Repeat verbatim the lines from the one containing "Recreate this image" to the one containing "y_ticks = [0.0, 0.2, 0.4, 0.6, 0.8, 1.0, 1.2, 1.4, 1.6]", ends included, minus any pictures.

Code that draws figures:
--------------------
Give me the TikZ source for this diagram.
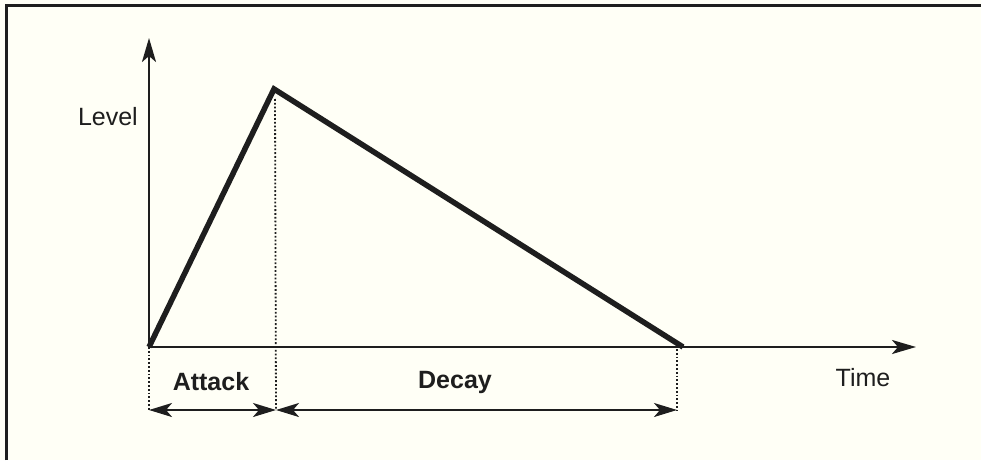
\documentclass[tikz,border=0pt]{standalone}
\usepackage{fontspec}
\setmainfont{Liberation Sans}
\usetikzlibrary{arrows.meta}
\definecolor{bgcream}{HTML}{FFFFF6}
\definecolor{ink}{HTML}{1E1E1E}
\tikzset{
  axisline/.style={ink, line width=2.6pt, -{Stealth[length=24pt,width=14pt,inset=6pt]}},
  envline/.style={ink, line width=5.5pt, line join=miter},
  guide/.style={ink, line width=1.8pt, dotted},
  dimline/.style={ink, line width=2.2pt, {Stealth[length=23pt,width=14pt,inset=6pt]}-{Stealth[length=23pt,width=14pt,inset=6pt]}},
  lbl/.style={font=\fontsize{25}{28}\selectfont, text=ink, inner sep=0pt},
  blbl/.style={lbl, font=\fontsize{25}{28}\selectfont\bfseries}
}
\begin{document}
\begin{tikzpicture}[x=1pt,y=-1pt]
\useasboundingbox (0,0) rectangle (981,460);
\fill[bgcream] (0,0) rectangle (981,460);
\draw[ink, line width=3pt] (6,460) -- (6,6) -- (981,6);
% key points
\coordinate (O) at (149,347);
\coordinate (P) at (274,89);
\coordinate (E) at (683,347);
\coordinate (Ytip) at (149,38);
\coordinate (Xtip) at (916,347);
\coordinate (PB) at (275,99);
\coordinate (g1) at (149,410);
\coordinate (g2) at (276,410);
\coordinate (g3) at (677,410);
\coordinate (E2) at (677,349);
% guides
\draw[guide] (O) -- (g1);
\draw[guide] (PB) -- (g2);
\draw[guide] (E2) -- (g3);
% axes
\draw[axisline] (O) -- (Ytip);
\draw[axisline] (O) -- (Xtip);
% envelope
\draw[envline] (O) -- (P) -- (E);
% dimension arrows
\draw[dimline] (g1) -- (g2);
\draw[dimline] (g2) -- (g3);
% labels
\node[lbl, anchor=east] (level) at (138,117) {Level};
\node[lbl] (time) at (863,378) {Time};
\node[blbl] (attack) at (211,382) {Attack};
\node[blbl] (decay) at (455,382) {Decay};
\end{tikzpicture}
\end{document}
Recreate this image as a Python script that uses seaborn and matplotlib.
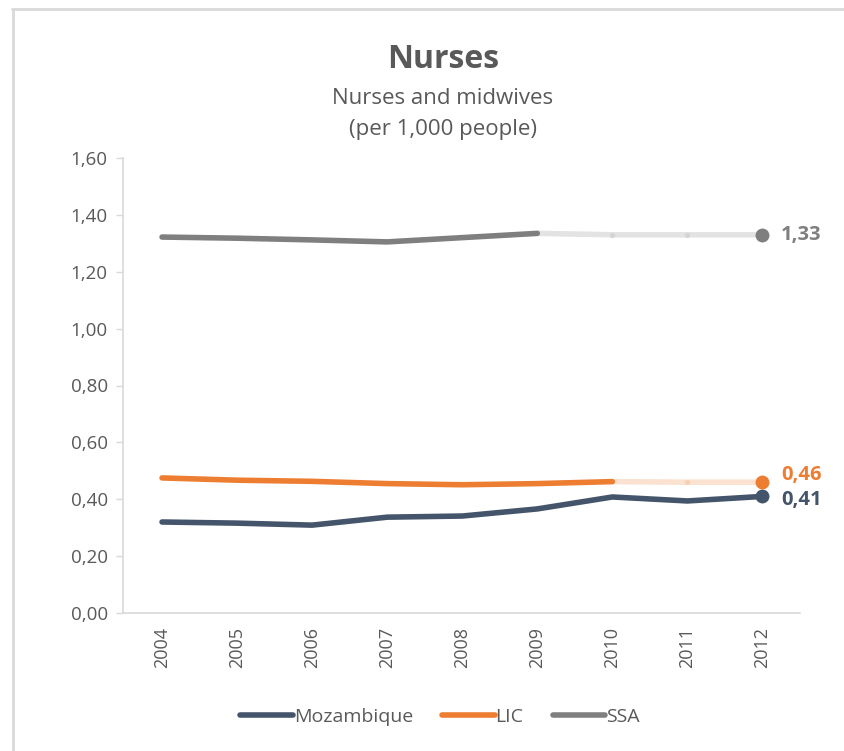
import matplotlib
matplotlib.use('Agg')
import matplotlib.pyplot as plt
import seaborn as sns
import pandas as pd
import numpy as np
from matplotlib.lines import Line2D

# --- Data ---
years = ['2004', '2005', '2006', '2007', '2008', '2009', '2010', '2011', '2012']
mozambique = [0.320, 0.316, 0.309, 0.337, 0.341, 0.366, 0.408, 0.394, 0.410]
lic = [0.475, 0.467, 0.463, 0.455, 0.451, 0.455, 0.462, 0.460, 0.460]
ssa = [1.322, 1.318, 1.312, 1.305, 1.320, 1.335, 1.330, 1.330, 1.330]
# last index with real (non-projected) data for each series
last_actual = {'Mozambique': 8, 'LIC': 6, 'SSA': 5}
y_ticks = [0.0, 0.2, 0.4, 0.6, 0.8, 1.0, 1.2, 1.4, 1.6]

series = {'Mozambique': mozambique, 'LIC': lic, 'SSA': ssa}
colors = {'Mozambique': '#44546A', 'LIC': '#ED7D31', 'SSA': '#7F7F7F'}
faded = {'Mozambique': '#C7CCD4', 'LIC': '#FBE2D0', 'SSA': '#E3E3E3'}
dot_faded = {'Mozambique': '#B5BCC7', 'LIC': '#F6D0B4', 'SSA': '#D4D4D4'}

rows = []
for name, vals in series.items():
    for i, (yr, v) in enumerate(zip(years, vals)):
        rows.append({'year': yr, 'idx': i, 'value': v, 'series': name,
                     'actual': i <= last_actual[name]})
df = pd.DataFrame(rows)

sns.set_theme(style="white")
plt.rcParams['font.family'] = ['Open Sans', 'DejaVu Sans']
TXT = '#595959'
LW = 4

fig = plt.figure(figsize=(8.44, 7.51), dpi=100)
ax = fig.add_axes([123 / 844, 138 / 751, (800 - 123) / 844, (613 - 158) / 751])

# projected (faded) segments first, so solid lines sit on top
for name in series:
    sub = df[(df.series == name) & (df.idx >= last_actual[name])]
    if len(sub) > 1:
        ax.plot(sub.idx, sub.value, color=faded[name], lw=LW,
                solid_capstyle='round', zorder=1)
        mid = sub[(sub.idx > last_actual[name]) & (sub.idx < 8)]
        ax.scatter(mid.idx, mid.value, s=14, color=dot_faded[name],
                   zorder=2, linewidths=0)

sns.lineplot(data=df[df.actual], x='idx', y='value', hue='series',
             palette=colors, hue_order=['Mozambique', 'LIC', 'SSA'],
             lw=LW, ax=ax, legend=False, zorder=3)
for line in ax.lines:
    line.set_solid_capstyle('round')
    line.set_solid_joinstyle('round')

# end markers + labels
offsets = {'Mozambique': -0.012, 'LIC': 0.025, 'SSA': 0.0}
for name, vals in series.items():
    ax.scatter([8], [vals[-1]], s=100, color=colors[name], zorder=4, linewidths=0)
    ax.text(8.25, vals[-1] + offsets[name], f"{vals[-1]:.2f}".replace('.', ','),
            color=colors[name], fontsize=14.5, fontweight='bold',
            va='center', ha='left', clip_on=False)

ax.set_xlim(-0.52, 8.5)
ax.set_ylim(0, 1.6)
ax.set_xticks(range(len(years)))
ax.set_xticklabels(years, rotation=90, color=TXT, fontsize=13)
ax.set_yticks(y_ticks)
ax.set_yticklabels([f"{t:.2f}".replace('.', ',') for t in y_ticks],
                   color=TXT, fontsize=13.5)
ax.set_xlabel('')
ax.set_ylabel('')
ax.tick_params(axis='y', length=5, color='#D9D9D9', width=1, pad=6, left=True)
ax.tick_params(axis='x', length=0, pad=10)
for s in ['top', 'right']:
    ax.spines[s].set_visible(False)
for s in ['left', 'bottom']:
    ax.spines[s].set_color('#D9D9D9')
    ax.spines[s].set_linewidth(1.2)

# titles
fig.text(443 / 844, 1 - 60 / 751, 'Nurses', ha='center', va='center',
         fontsize=23, fontweight='bold', color=TXT)
fig.text(443 / 844, 1 - 99 / 751, 'Nurses and midwives', ha='center',
         va='center', fontsize=16, color=TXT)
fig.text(443 / 844, 1 - 130 / 751, '(per 1,000 people)', ha='center',
         va='center', fontsize=16, color=TXT)

# legend
handles = [Line2D([0], [0], color=colors[n], lw=LW, solid_capstyle='round')
           for n in series]
fig.legend(handles, list(series.keys()), loc='center', ncol=3,
           bbox_to_anchor=(440 / 844, 1 - 717 / 751), frameon=False,
           handlelength=2.7, handletextpad=0.05, columnspacing=1.5,
           labelcolor=TXT, prop={'size': 14})

# light frame around the chart area
fig.add_artist(Line2D([12 / 844, 1], [1 - 9 / 751, 1 - 9 / 751],
                      color='#D9D9D9', lw=2, transform=fig.transFigure))
fig.add_artist(Line2D([13 / 844, 13 / 844], [0, 1 - 9 / 751],
                      color='#D9D9D9', lw=2, transform=fig.transFigure))

fig.savefig('out.png', dpi=100, facecolor='white')
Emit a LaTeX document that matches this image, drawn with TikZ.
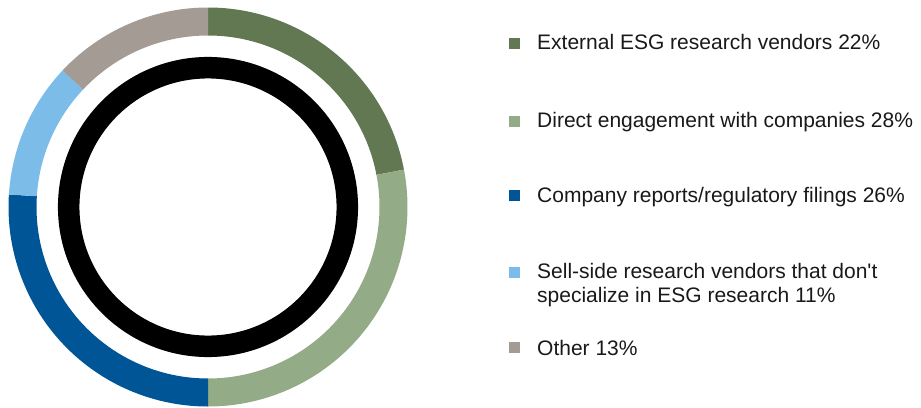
\documentclass[tikz,border=0pt]{standalone}
\usepackage{fontspec}
\newfontfamily\legfont{Liberation Sans}
\definecolor{cExt}{HTML}{617853}
\definecolor{cDir}{HTML}{93AB86}
\definecolor{cComp}{HTML}{005596}
\definecolor{cSell}{HTML}{7BBDE8}
\definecolor{cOther}{HTML}{A39B94}
\tikzset{
  legsq/.style={minimum size=10.7pt, inner sep=0pt, draw=none},
  legtxt/.style={anchor=base west, inner sep=0pt, font=\legfont\fontsize{21pt}{24pt}\selectfont, align=left, text=black!90},
}
\newcommand{\seg}[3]{%
  \fill[#1] ([shift={(#2:199.5pt)}]O) arc[start angle=#2, end angle=#3, radius=199.5pt]
    -- ([shift={(#3:171.5pt)}]O) arc[start angle=#3, end angle=#2, radius=171.5pt] -- cycle;}
\begin{document}
\begin{tikzpicture}[x=1pt,y=1pt]
\useasboundingbox (0,0) rectangle (921,-407);
\coordinate (O) at (208,-207);
\seg{cExt}{10.8}{90}
\seg{cDir}{-90}{10.8}
\seg{cComp}{176.4}{270}
\seg{cSell}{136.8}{176.4}
\seg{cOther}{90}{136.8}
\draw[line width=21.5pt, black] (O) circle[radius=139.3pt];
% legend
\node[legsq, fill=cExt] (s1) at (514.7,-43.3) {};
\node[legtxt] (t1) at (537,-49) {External ESG research vendors 22\%};
\node[legsq, fill=cDir] (s2) at (514.7,-121.7) {};
\node[legtxt] (t2) at (537,-127.3) {Direct engagement with companies 28\%};
\node[legsq, fill=cComp] (s3) at (514.7,-195.7) {};
\node[legtxt] (t3) at (537,-202.7) {Company reports/regulatory filings 26\%};
\node[legsq, fill=cSell] (s4) at (514.7,-272.7) {};
\node[legtxt] (t4) at (537,-302.5) {Sell-side research vendors that don't\\specialize in ESG research 11\%};
\node[legsq, fill=cOther] (s5) at (514.7,-347.7) {};
\node[legtxt] (t5) at (537,-355.5) {Other 13\%};
\end{tikzpicture}
\end{document}
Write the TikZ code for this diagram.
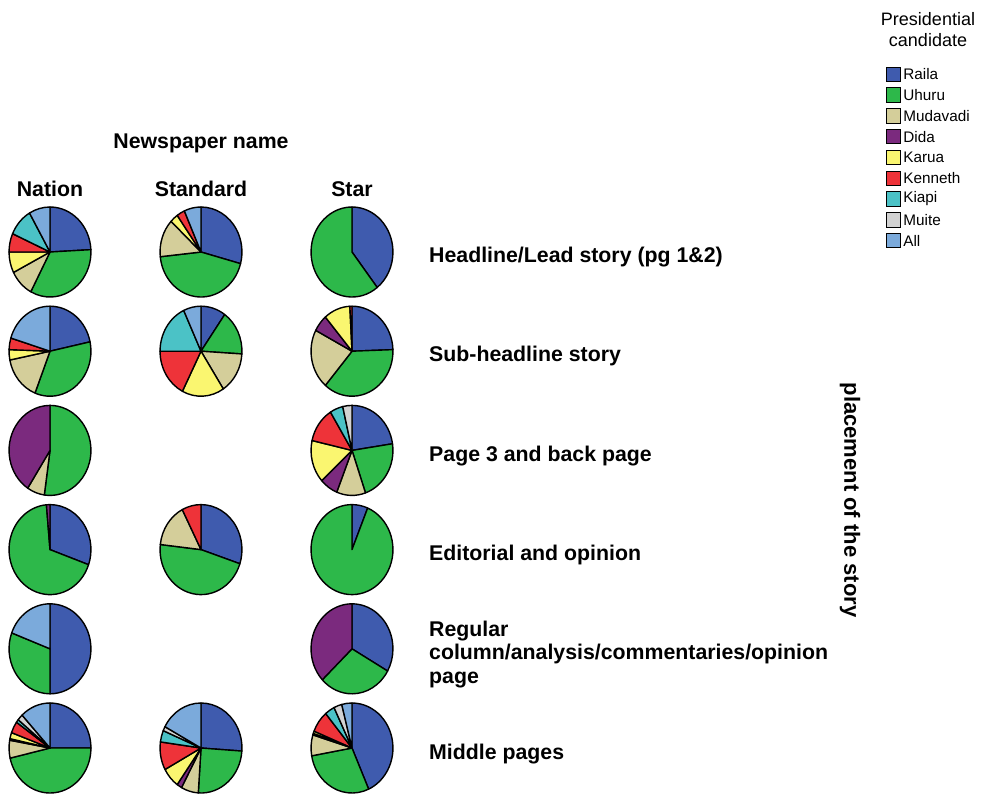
\documentclass[tikz,border=0pt]{standalone}
\usepackage{fontspec}
\setmainfont{Liberation Sans}
\definecolor{raila}{RGB}{63,91,174}
\definecolor{uhuru}{RGB}{45,184,74}
\definecolor{muda}{RGB}{212,206,154}
\definecolor{dida}{RGB}{123,42,126}
\definecolor{karua}{RGB}{250,246,112}
\definecolor{kenneth}{RGB}{238,51,57}
\definecolor{kiapi}{RGB}{75,194,198}
\definecolor{muite}{RGB}{210,210,210}
\definecolor{allc}{RGB}{123,170,219}
% pie at (x,y), slices given as end angle/colour, clockwise from the top
\newcommand{\pie}[3]{%
  \begin{scope}[shift={(#1,#2)},xscale=0.91]
  \foreach \e/\c [remember=\e as \s (initially 0)] in {#3}
    \filldraw[slice,fill=\c] (0,0) -- (\s-90:45) arc[start angle=\s-90,end angle=\e-90,radius=45] -- cycle;
  \end{scope}}

\begin{document}
\begin{tikzpicture}[x=1pt,y=-1pt]
\tikzstyle{slice}=[draw=black,line width=1.4pt,line join=round]
\tikzstyle{lbl}=[font=\bfseries\fontsize{21.3}{23.3}\selectfont,inner sep=0pt]
\tikzstyle{key}=[draw=black,line width=0.9pt,minimum width=14pt,minimum height=14.5pt,inner sep=0pt]
\tikzstyle{keytext}=[font=\fontsize{15.3}{17}\selectfont,anchor=west,inner sep=2pt]
\useasboundingbox (0,0) rectangle (982,793);
% headers
\node[lbl,anchor=base] (paper) at (201,148) {Newspaper name};
\node[lbl,anchor=base] (nation) at (50,196) {Nation};
\node[lbl,anchor=base] (standard) at (201,196) {Standard};
\node[lbl,anchor=base] (star) at (352,196) {Star};
% rows
\node[lbl,anchor=base west] (lead) at (429,262) {Headline/Lead story (pg 1\&2)};
\node[lbl,anchor=base west] (sub) at (429,361.5) {Sub-headline story};
\node[lbl,anchor=base west] (back) at (429,461) {Page 3 and back page};
\node[lbl,anchor=base west] (edit) at (429,560.5) {Editorial and opinion};
\node[lbl,anchor=west,align=left] (column) at (429,654.5) {Regular\\column/analysis/commentaries/opinion\\page};
\node[lbl,anchor=base west] (middle) at (429,759) {Middle pages};
\node[lbl,rotate=-90,font=\bfseries\fontsize{22}{24}\selectfont] (place) at (850,500) {placement of the story};
% pies
\pie{50}{252}{87/raila,208/uhuru,243/muda,270/karua,294/kenneth,330/kiapi,360/allc}
\pie{201}{252}{105/raila,264/uhuru,313/muda,324.5/karua,336/kenneth,360/allc}
\pie{352}{252}{142/raila,360/uhuru}
\pie{50}{351.2}{78/raila,201.5/uhuru,258.7/muda,272/karua,287/kenneth,360/allc}
\pie{201}{351.2}{35.4/raila,93.5/uhuru,147/muda,207/karua,270/kenneth,335/kiapi,360/allc}
\pie{352}{351.2}{88/raila,220.6/uhuru,297.6/muda,319.4/dida,357/karua,360/kenneth}
\pie{50}{450.4}{188/uhuru,213/muda,360/dida}
\pie{352}{450.4}{81.5/raila,160.8/uhuru,201.9/muda,227.7/dida,282.7/karua,328.3/kenneth,346.9/kiapi,360/muite}
\pie{50}{549.6}{109.6/raila,355/uhuru,360/dida}
\pie{201}{549.6}{108.3/raila,276.5/uhuru,332.8/muda,360/kenneth}
\pie{352}{549.6}{22.5/raila,360/uhuru}
\pie{50}{648.8}{180/raila,290.7/uhuru,360/allc}
\pie{352}{648.8}{119.6/raila,226.5/uhuru,360/dida}
\pie{50}{748}{90/raila,257/uhuru,280/muda,282/dida,290/karua,305/kenneth,309/kiapi,317/muite,360/allc}
\pie{201}{748}{93.9/raila,183.8/uhuru,208.4/muda,215.6/dida,241.5/karua,277.8/kenneth,292.7/kiapi,298.3/muite,360/allc}
\pie{352}{748}{156/raila,260/uhuru,287/muda,289/dida,292/karua,320/kenneth,334/kiapi,345.5/muite,360/allc}
% legend
\node[font=\fontsize{18}{21}\selectfont,align=center,inner sep=0pt] (title) at (928,29.6) {Presidential\\candidate};
\foreach \n/\c [count=\i] in {Raila/raila,Uhuru/uhuru,Mudavadi/muda,Dida/dida,Karua/karua,Kenneth/kenneth,Kiapi/kiapi,Muite/muite,All/allc}
{
  \node[key,fill=\c] (k\i) at (893.7,{74.2+20.8*(\i-1)}) {};
  \node[keytext] (t\i) at (k\i.east) {\n};
}
\end{tikzpicture}
\end{document}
--------------------
Task answer:
Recreate this image as a Python script that uses seaborn and matplotlib.
import matplotlib
matplotlib.use('Agg')
import matplotlib.pyplot as plt
import seaborn as sns
import pandas as pd
import numpy as np
from matplotlib.lines import Line2D

# --- Data ---
years = ['2004', '2005', '2006', '2007', '2008', '2009', '2010', '2011', '2012']
mozambique = [0.320, 0.316, 0.309, 0.337, 0.341, 0.366, 0.408, 0.394, 0.410]
lic = [0.475, 0.467, 0.463, 0.455, 0.451, 0.455, 0.462, 0.460, 0.460]
ssa = [1.322, 1.318, 1.312, 1.305, 1.320, 1.335, 1.330, 1.330, 1.330]
# last index with real (non-projected) data for each series
last_actual = {'Mozambique': 8, 'LIC': 6, 'SSA': 5}
y_ticks = [0.0, 0.2, 0.4, 0.6, 0.8, 1.0, 1.2, 1.4, 1.6]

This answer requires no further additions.